BS: You recently posted a reel on Instagram that showed you editing the film from raw clips, but in the caption you included a link where anyone could go to your site and re-edit those same raw clips however they wanted. I thought that was so lovely. Jeremy shouted it out too, saying that the things younger filmmakers are doing with CapCut and other apps are often better than what’s being done professionally. Where does the desire to make this all accessible come from for you?
PO: I remember being a kid in Ohio with limited access to stuff and just not even knowing what things are, what it looks like. What does it look like to edit a video? How does it work? I remember feeling discouraged by the fact that I didn’t know. Then I found that I could listen to a director’s commentary, or I could just get a little sliver of insight, and how encouraging that felt. So I’m happy to share things like that so they can see it too.
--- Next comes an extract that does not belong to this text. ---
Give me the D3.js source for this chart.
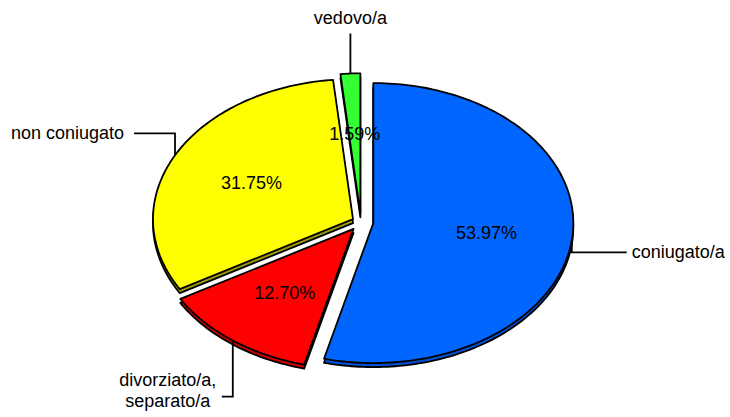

I do everything in the movies. I shoot, I edit, I conceive, but I can also see that there are two generations below me now who are growing up doing all those things, too. That’s both intimidating to me as a creator because I’m like, “they are going to replace us.” But it’s also really exciting that they are going to exist in that space where they can so fluidly and intuitively move through mediums and move through media. I am always searching for inspiration in the world, in my life. To get to see what they might do with it is selfish for me. I want to see what they do because it’s exciting. It makes me excited to go make something again, too.